Luton Borough Council currently has patrols at 42 busy and difficult locations in the town who help children cross the road on their way to and from school.
Liberal Democrat councillors expressed fears that the council is going to stop paying crossing patrol wages in April, but the council denied this.
A council spokesman said: “The council has no plans to withdraw funding for the provision of the School Crossing Patrol Service from April 2014. Although the council included a medium term proposal in principle in its 2013/14 budget, more detailed consideration has led to this item being withdrawn for 2014/15.”
When a patrol leaves, the council assesses the site for traffic and pedestrian flow and if it does not meet the national criteria, the patrol is withdrawn.
Leader of the Lib Dems David Franks said he believes the Labour council is “committed to save £210,000 by ceasing all council-provided patrols”.
He said: “There is a really worrying perspective to this. Whilst they are looking for alternative options it is clear our Labour council has no intention of continuing to provide this vital service. They may be able to convince schools that they should pay for the service, but that does not get away from the fact that by withdrawing from the service themselves the council is putting children’s lives at risk.”

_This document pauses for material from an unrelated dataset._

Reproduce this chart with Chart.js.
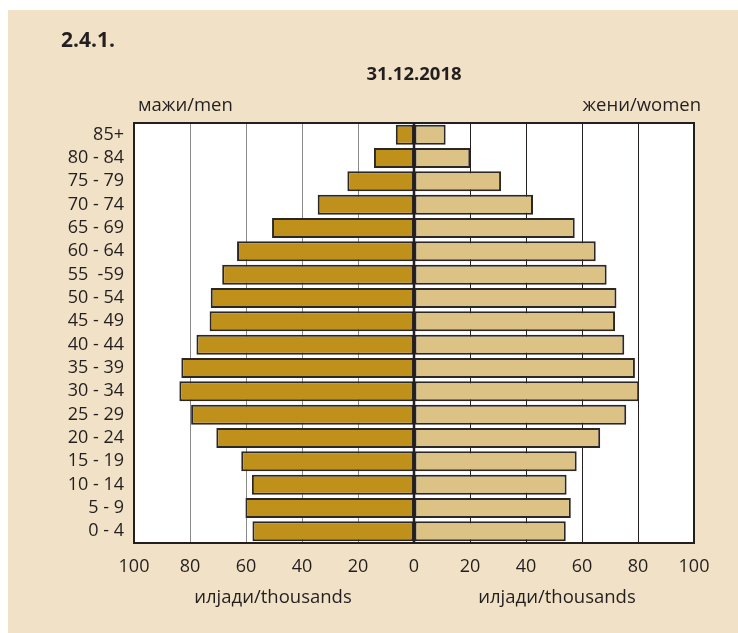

The first official school crossing patrol in Luton started in 1954. Luton’s longest serving patrol is Catherine Sullivan who started on November 5, 1979 and has worked at the same site in Trinity Road.
Councillor Dave Taylor said: “Luton’s serving school crossing patrols have between them clocked up 288 years of experience and we owe our staff past and present a great gratitude for the work carried out every school day and in all weathers. The council is committed to actively supporting pupils and parents in walking to school and it’s comforting to know our school crossing patrols are helping to keep them safe on their journeys.”
Heather Pavey, 54, who patrols Putteridge Road, near Putteridge Primary School, received an award for 25 years’ service. She said: “It’s a wonderful job. The children and the parents make it for me, And some of the children who I used to help years ago, I am now helping their children cross the road.”